Pourquoi le système médiatique a-t-il surévalué les avis péremptoires et approximatifs de l'incompétent,  lui donnant  obstinément la parole, alors même que son incompétence était avérée ? Plusieurs raisons, sans doute. D'abord, le  bête désir de créer de la polémique. Désir sous-tendu par une sourde méfiance à l'égard du discours "des institutions", qui montre que les médias mainstream, sur certains sujets, peuvent aussi flirter avec le complotisme. Mais surtout, la soumission paresseuse aux système des "bons clients". Comme BHL, comme les Bogdanov, comme tant d'autres, Allègre était un bon client, celui qu'on appelle pour composer un plateau parce qu'il a toujours été là, comme un meuble familier du champ visuel, parce qu'il est toujours disponible, parce qu'il trouve toujours les formules qui réveillent l'auditeur. Parce que sa tchatche, ses capacités d'intimidation, assureront le spectacle, même si elles présentent le dommage collatéral de désamorcer net toute question critique sur le contenu de son discours.
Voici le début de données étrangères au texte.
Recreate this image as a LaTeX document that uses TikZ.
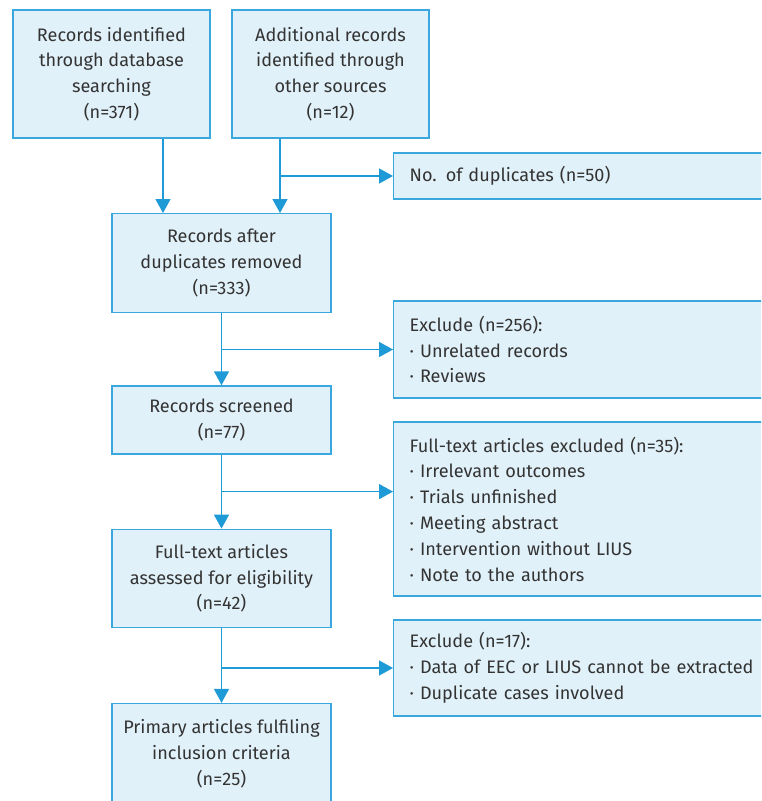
\documentclass[tikz,border=0pt]{standalone}
\usepackage{fontspec}
\setmainfont{Fira Sans}
\usetikzlibrary{arrows.meta,positioning,calc}
\definecolor{boxfill}{HTML}{E1F1F9}
\definecolor{boxline}{HTML}{3AA7DE}
\definecolor{arrowblue}{HTML}{1E9AD6}
\definecolor{textgray}{HTML}{333333}

\begin{document}
\begin{tikzpicture}[
  x=1pt, y=-1pt,
  font=\fontsize{18.1}{25.8}\selectfont,
  text=textgray,
  block/.style={draw=boxline, fill=boxfill, line width=1.3pt, align=center, inner sep=0pt, minimum width=219pt},
  srcbox/.style={block, minimum width=197pt, minimum height=128pt},
  side/.style={draw=boxline, fill=boxfill, line width=1.3pt, align=left, anchor=west, inner xsep=16pt, inner ysep=0pt, minimum width=380pt, text width=348pt},
  arrow/.style={-{Triangle[length=14pt,width=15pt]}, draw=arrowblue, line width=1.5pt}
]
\useasboundingbox (0,0) rectangle (761,801);
\clip (0,0) rectangle (761,801);

% left column
\node[srcbox] (db) at (111.5,74) {Records identified\\through database\\searching\\(n=371)};
\node[srcbox] (other) at (330.5,74) {Additional records\\identified through\\other sources\\(n=12)};
\node[block, minimum height=99pt, anchor=north] (dedup) at (221.5,213) {Records after\\duplicates removed\\(n=333)};
\node[block, minimum height=68pt, below=72pt of dedup] (screen) {Records screened\\(n=77)};
\node[block, minimum height=98pt, below=74pt of screen] (fulltext) {Full-text articles\\assessed for eligibility\\(n=42)};
\node[block, minimum height=100pt, below=75pt of fulltext] (included) {Primary articles fulfiling\\inclusion criteria\\(n=25)};

% right column
\node[side, minimum height=46pt] (dup) at (393,176) {No. of duplicates (n=50)};
\node[side, minimum height=97pt] (excla) at (393,349.5) {Exclude (n=256):\\· Unrelated records\\· Reviews};
\node[side, minimum height=174pt] (exclb) at (393,509) {Full-text articles excluded (n=35):\\· Irrelevant outcomes\\· Trials unfinished\\· Meeting abstract\\· Intervention without LIUS\\· Note to the authors};
\node[side, minimum height=96pt] (exclc) at (393,668) {Exclude (n=17):\\· Data of EEC or LIUS cannot be extracted\\· Duplicate cases involved};

% arrows
\coordinate (inl) at ([xshift=-58.5pt]dedup.north);
\coordinate (inr) at ([xshift=58.5pt]dedup.north);
\draw[arrow] (inl |- db.south) -- (inl);
\draw[arrow] (inr |- other.south) -- (inr);
\draw[arrow] (inr |- dup.west) -- (dup.west);

\draw[arrow] (dedup) -- (screen);
\draw[arrow] (dedup.south |- excla.west) -- (excla.west);
\draw[arrow] (screen) -- (fulltext);
\coordinate (brb) at ($(screen.south)!.5!(fulltext.north)$);
\draw[arrow] (brb) -- (brb -| exclb.west);
\draw[arrow] (fulltext) -- (included);
\draw[arrow] (fulltext.south |- exclc.west) -- (exclc.west);
\end{tikzpicture}
\end{document}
Nous-mêmes, ici, ne nous exonérons pas trop vite de notre responsabilité. Si nous avons échappé au pire (jamais nous n'avons adressé une invitation à Allègre), si nous avons consacré un article entier à recenser ses erreurs, nous n'avons pas échappé, en revanche, à la mise en scène d'un débat dont nous savons aujourd'hui qu'il n'avait pas lieu d'être, notamment dans une mémorable Ligne j@une. On peut voir et revoir cette émission, cas d'école des dangers de la télé. La supériorité scientifique de Sylvestre Huet, journaliste de Libération et pourfendeur des climato-sceptiques, est évidente. Mais l'agressivité de ce même Huet, suscitant en retour celle de Guy, produit au total un spectacle confus, dans lequel Huet apparait comme l'arrogant détenteur d'une vérité officielle qu'il est interdit de contester. Les leçons à en tirer ? D'abord celle-ci : ce n'est pas parce que les spécialistes légitimés par les médias "mainstream" défendent une thèse, que cette thèse est forcément fausse. Et puis cet autre enseignement :  ce ne sont pas les plateaux de télé, pas même les pétitions de scientifiques contre lui, qui ont finalement terrassé l'imposture Allègre, mais une institution officielle, statuant (circonstance aggravante) sur injonction gouvernementale, l'Académie des sciences. Peut-être certains sujets sont-ils définitivement incompatibles avec le format du débat télé, pour ne pas dire avec la vulgarisation médiatique en général. Mais soyons prudents : cela n'a évidemment rien d'une loi scientifique.